§ DIRECTIONS FOR THIS TASK
Please, without the pictures, retype exactly the lines from the start of the material through the line that holds "88.35, 88.2, 88.1, 88.0, 87.8, 87.6, 87.3, 87.1, 86.9]".

§ DATASET EXCERPT

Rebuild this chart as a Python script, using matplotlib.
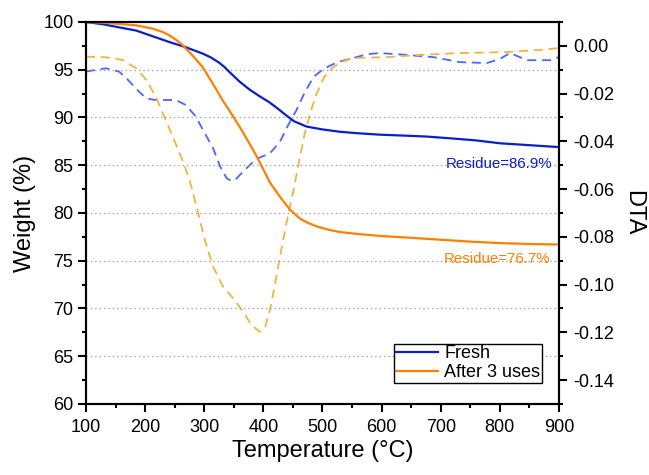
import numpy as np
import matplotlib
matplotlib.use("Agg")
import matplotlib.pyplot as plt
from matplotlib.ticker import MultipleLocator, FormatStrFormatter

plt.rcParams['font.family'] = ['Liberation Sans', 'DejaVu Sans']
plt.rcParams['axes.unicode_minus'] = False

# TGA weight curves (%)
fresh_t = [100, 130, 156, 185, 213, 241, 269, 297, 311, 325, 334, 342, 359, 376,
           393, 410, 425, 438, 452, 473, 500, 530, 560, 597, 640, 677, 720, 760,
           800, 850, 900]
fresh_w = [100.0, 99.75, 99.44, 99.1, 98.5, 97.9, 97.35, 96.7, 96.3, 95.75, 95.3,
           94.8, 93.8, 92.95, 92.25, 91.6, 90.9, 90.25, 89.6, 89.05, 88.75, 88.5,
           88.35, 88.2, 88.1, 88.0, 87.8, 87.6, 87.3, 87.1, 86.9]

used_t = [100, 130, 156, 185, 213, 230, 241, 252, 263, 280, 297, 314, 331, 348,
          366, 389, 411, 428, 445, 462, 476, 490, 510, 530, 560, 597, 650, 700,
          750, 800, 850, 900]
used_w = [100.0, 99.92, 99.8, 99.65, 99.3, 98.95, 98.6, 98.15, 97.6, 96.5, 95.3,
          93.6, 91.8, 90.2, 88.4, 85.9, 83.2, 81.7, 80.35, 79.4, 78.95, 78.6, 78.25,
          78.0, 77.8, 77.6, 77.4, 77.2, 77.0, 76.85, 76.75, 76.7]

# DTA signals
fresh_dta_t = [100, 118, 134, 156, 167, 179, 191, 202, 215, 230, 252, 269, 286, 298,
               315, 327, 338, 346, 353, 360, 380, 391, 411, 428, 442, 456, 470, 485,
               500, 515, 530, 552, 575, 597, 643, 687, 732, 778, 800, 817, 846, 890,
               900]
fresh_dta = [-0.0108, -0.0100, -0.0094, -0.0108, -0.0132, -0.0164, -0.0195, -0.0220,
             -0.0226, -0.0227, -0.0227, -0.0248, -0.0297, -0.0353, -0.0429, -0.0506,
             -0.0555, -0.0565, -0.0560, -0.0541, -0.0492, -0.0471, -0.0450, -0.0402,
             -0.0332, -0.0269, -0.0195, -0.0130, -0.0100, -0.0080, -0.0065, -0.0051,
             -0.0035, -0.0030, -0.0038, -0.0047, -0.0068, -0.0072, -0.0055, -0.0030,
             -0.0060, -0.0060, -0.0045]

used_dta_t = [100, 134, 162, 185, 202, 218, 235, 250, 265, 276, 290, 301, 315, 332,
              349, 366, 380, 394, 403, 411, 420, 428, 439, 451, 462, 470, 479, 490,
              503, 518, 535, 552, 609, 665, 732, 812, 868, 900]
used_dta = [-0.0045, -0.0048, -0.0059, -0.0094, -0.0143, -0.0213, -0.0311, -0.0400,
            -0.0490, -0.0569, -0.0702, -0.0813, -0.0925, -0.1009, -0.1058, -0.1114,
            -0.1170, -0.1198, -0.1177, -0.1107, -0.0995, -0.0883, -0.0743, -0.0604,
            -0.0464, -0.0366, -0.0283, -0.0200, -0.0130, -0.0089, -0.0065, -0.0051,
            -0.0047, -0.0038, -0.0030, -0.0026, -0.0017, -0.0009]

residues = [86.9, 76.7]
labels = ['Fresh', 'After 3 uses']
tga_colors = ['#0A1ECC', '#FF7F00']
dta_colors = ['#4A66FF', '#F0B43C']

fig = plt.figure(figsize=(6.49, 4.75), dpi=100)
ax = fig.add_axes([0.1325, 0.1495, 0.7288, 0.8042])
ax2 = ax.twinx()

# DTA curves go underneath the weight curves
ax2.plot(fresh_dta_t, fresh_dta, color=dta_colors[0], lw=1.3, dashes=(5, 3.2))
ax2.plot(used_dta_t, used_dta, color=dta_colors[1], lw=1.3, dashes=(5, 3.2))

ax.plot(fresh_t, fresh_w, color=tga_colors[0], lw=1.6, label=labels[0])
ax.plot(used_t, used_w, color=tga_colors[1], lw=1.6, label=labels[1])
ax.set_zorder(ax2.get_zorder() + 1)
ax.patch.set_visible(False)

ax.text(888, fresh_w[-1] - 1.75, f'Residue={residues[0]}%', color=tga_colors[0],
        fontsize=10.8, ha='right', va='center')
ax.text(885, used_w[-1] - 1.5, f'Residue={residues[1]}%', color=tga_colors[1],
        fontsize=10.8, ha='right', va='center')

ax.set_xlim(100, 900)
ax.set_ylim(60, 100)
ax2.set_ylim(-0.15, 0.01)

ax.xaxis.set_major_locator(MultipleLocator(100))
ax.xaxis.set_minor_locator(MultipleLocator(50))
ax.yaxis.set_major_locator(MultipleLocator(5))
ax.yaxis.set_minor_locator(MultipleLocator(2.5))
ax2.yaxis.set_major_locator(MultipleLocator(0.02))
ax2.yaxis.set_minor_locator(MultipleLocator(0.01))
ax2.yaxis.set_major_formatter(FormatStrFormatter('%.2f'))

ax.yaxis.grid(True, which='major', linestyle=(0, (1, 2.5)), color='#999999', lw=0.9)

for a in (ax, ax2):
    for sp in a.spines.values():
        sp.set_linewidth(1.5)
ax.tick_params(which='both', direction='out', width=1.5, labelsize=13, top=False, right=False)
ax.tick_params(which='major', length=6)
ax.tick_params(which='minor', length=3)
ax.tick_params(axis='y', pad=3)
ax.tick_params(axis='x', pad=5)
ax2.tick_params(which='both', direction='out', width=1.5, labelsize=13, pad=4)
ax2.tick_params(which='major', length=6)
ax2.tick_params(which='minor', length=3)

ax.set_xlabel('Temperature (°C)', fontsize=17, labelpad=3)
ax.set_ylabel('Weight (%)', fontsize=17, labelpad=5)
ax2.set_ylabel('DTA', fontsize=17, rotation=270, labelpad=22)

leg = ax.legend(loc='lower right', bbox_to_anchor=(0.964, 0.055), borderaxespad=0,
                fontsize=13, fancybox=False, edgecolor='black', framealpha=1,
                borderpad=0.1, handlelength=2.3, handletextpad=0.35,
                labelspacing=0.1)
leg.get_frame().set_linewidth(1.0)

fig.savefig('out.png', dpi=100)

§ TASK SOLUTION
Rebuild this chart as a Python script, using matplotlib.
import numpy as np
import matplotlib
matplotlib.use("Agg")
import matplotlib.pyplot as plt
from matplotlib.ticker import MultipleLocator, FormatStrFormatter

plt.rcParams['font.family'] = ['Liberation Sans', 'DejaVu Sans']
plt.rcParams['axes.unicode_minus'] = False

# TGA weight curves (%)
fresh_t = [100, 130, 156, 185, 213, 241, 269, 297, 311, 325, 334, 342, 359, 376,
           393, 410, 425, 438, 452, 473, 500, 530, 560, 597, 640, 677, 720, 760,
           800, 850, 900]
fresh_w = [100.0, 99.75, 99.44, 99.1, 98.5, 97.9, 97.35, 96.7, 96.3, 95.75, 95.3,
           94.8, 93.8, 92.95, 92.25, 91.6, 90.9, 90.25, 89.6, 89.05, 88.75, 88.5,
           88.35, 88.2, 88.1, 88.0, 87.8, 87.6, 87.3, 87.1, 86.9]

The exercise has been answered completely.